RECORDED DATA start
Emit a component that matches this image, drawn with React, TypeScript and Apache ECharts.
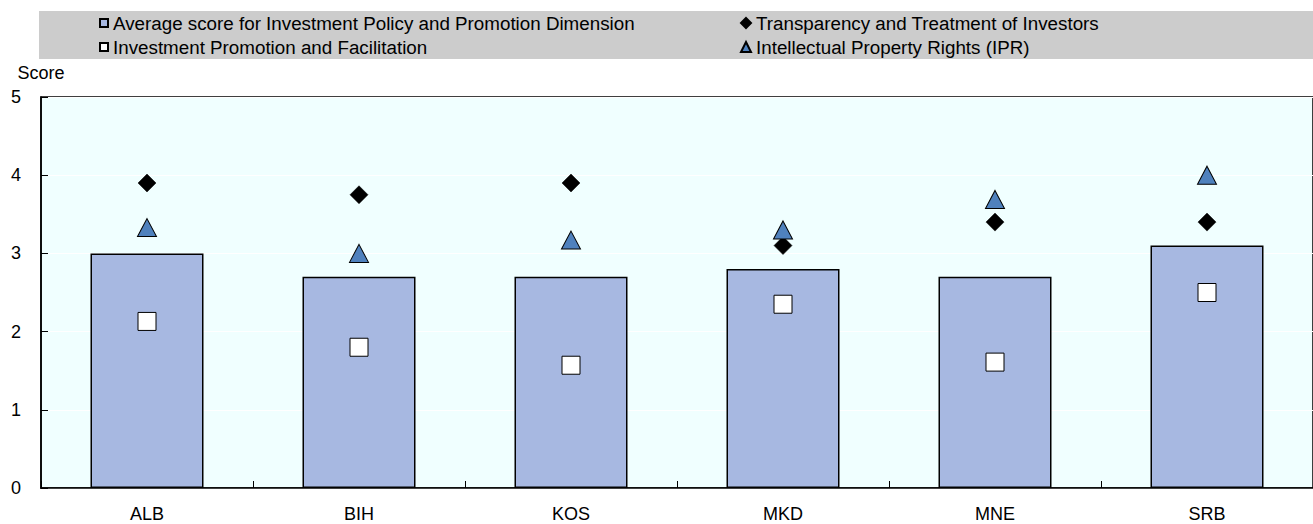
import React, { useEffect, useRef } from "react";
import * as echarts from "echarts";

const categories = ["ALB", "BIH", "KOS", "MKD", "MNE", "SRB"];
const averageScore = [3.0, 2.7, 2.7, 2.8, 2.7, 3.1];
const promotionFacilitation = [2.13, 1.8, 1.57, 2.35, 1.61, 2.5];
const transparency = [3.9, 3.75, 3.9, 3.1, 3.4, 3.4];
const ipr = [3.33, 3.0, 3.17, 3.3, 3.69, 4.0];
const yTicks = [0, 1, 2, 3, 4, 5];

const NAME_AVG = "Average score for Investment Policy and Promotion Dimension";
const NAME_IPF = "Investment Promotion and Facilitation";
const NAME_TTI = "Transparency and Treatment of Investors";
const NAME_IPR = "Intellectual Property Rights (IPR)";

const FONT = "'Liberation Sans', Arial, sans-serif";

export default function App() {
  const ref = useRef<HTMLDivElement>(null);
  useEffect(() => {
    if (!ref.current) return;
    const chart = echarts.init(ref.current, undefined, { renderer: "svg" });
    const legendText = { fontFamily: FONT, fontSize: 18.8, color: "#000", lineHeight: 19 };
    chart.setOption({
      animation: false,
      textStyle: { fontFamily: FONT },
      graphic: [
        {
          type: "rect",
          z: -10,
          shape: { x: 39, y: 11, width: 1274, height: 48 },
          style: { fill: "#CCCCCC" },
        },
      ],
      legend: [
        {
          orient: "vertical",
          left: 99,
          top: 13.5,
          padding: 0,
          itemWidth: 8,
          itemHeight: 8,
          itemGap: 5,
          itemTextGap: 1,
          textStyle: legendText,
          data: [
            { name: NAME_AVG, icon: "rect" },
            { name: NAME_IPF, icon: "rect" },
          ],
        },
        {
          orient: "vertical",
          left: 740,
          top: 13.5,
          padding: 0,
          itemWidth: 10,
          itemHeight: 10,
          itemGap: 5,
          itemTextGap: 4,
          textStyle: legendText,
          data: [
            { name: NAME_TTI, icon: "diamond" },
            { name: NAME_IPR, icon: "triangle" },
          ],
        },
      ],
      grid: {
        left: 41,
        right: -21,
        top: 97,
        bottom: 36,
        show: true,
        backgroundColor: "#F0FFFF",
        borderColor: "#000",
        borderWidth: 1.5,
      },
      xAxis: {
        type: "category",
        data: categories,
        boundaryGap: true,
        axisLine: { show: true, lineStyle: { color: "#000", width: 1.5 } },
        axisTick: { show: true, inside: true, length: 7, lineStyle: { color: "#000", width: 1 } },
        axisLabel: { color: "#000", fontSize: 18, margin: 17, fontFamily: FONT },
        splitLine: { show: false },
      },
      yAxis: {
        type: "value",
        min: yTicks[0],
        max: yTicks[yTicks.length - 1],
        interval: 1,
        name: "Score",
        nameLocation: "end",
        nameGap: 24,
        nameTextStyle: { color: "#000", fontSize: 18, align: "center", verticalAlign: "middle", fontFamily: FONT },
        axisLine: { show: true, lineStyle: { color: "#000", width: 1.5 } },
        axisTick: { show: true, inside: true, length: 7, lineStyle: { color: "#000", width: 1 } },
        axisLabel: { color: "#000", fontSize: 18, margin: 20, align: "right", fontFamily: FONT },
        splitLine: { show: true, lineStyle: { color: "#FFFFFF", width: 1 } },
      },
      series: [
        {
          name: NAME_AVG,
          type: "bar",
          data: averageScore,
          barWidth: 113,
          itemStyle: { color: "#A7B8E1", borderColor: "#000", borderWidth: 1.5 },
          z: 1,
        },
        {
          name: NAME_IPF,
          type: "scatter",
          data: promotionFacilitation,
          symbol: "rect",
          symbolSize: 18,
          itemStyle: { color: "#FFFFFF", borderColor: "#000", borderWidth: 1, opacity: 1 },
          z: 3,
        },
        {
          name: NAME_TTI,
          type: "scatter",
          data: transparency,
          symbol: "diamond",
          symbolSize: [18, 18],
          itemStyle: { color: "#000000", borderColor: "#000", borderWidth: 0.5, opacity: 1 },
          z: 3,
        },
        {
          name: NAME_IPR,
          type: "scatter",
          data: ipr,
          symbol: "triangle",
          symbolSize: [19, 18],
          itemStyle: { color: "#4F81BD", borderColor: "#000", borderWidth: 1, opacity: 1 },
          z: 4,
        },
      ],
    });
    return () => chart.dispose();
  }, []);
  return (
    <div
      ref={ref}
      style={{ position: "absolute", left: 0, top: 0, width: 1313, height: 524 }}
    />
  );
}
RECORDED DATA end
Starting at the first line of the material, output exactly the lines up to and including the one with "import * as". Do not include the pictures.

TASK SOLUTION =>
Emit a component that matches this image, drawn with React, TypeScript and Apache ECharts.
import React, { useEffect, useRef } from "react";
import * as echarts from "echarts";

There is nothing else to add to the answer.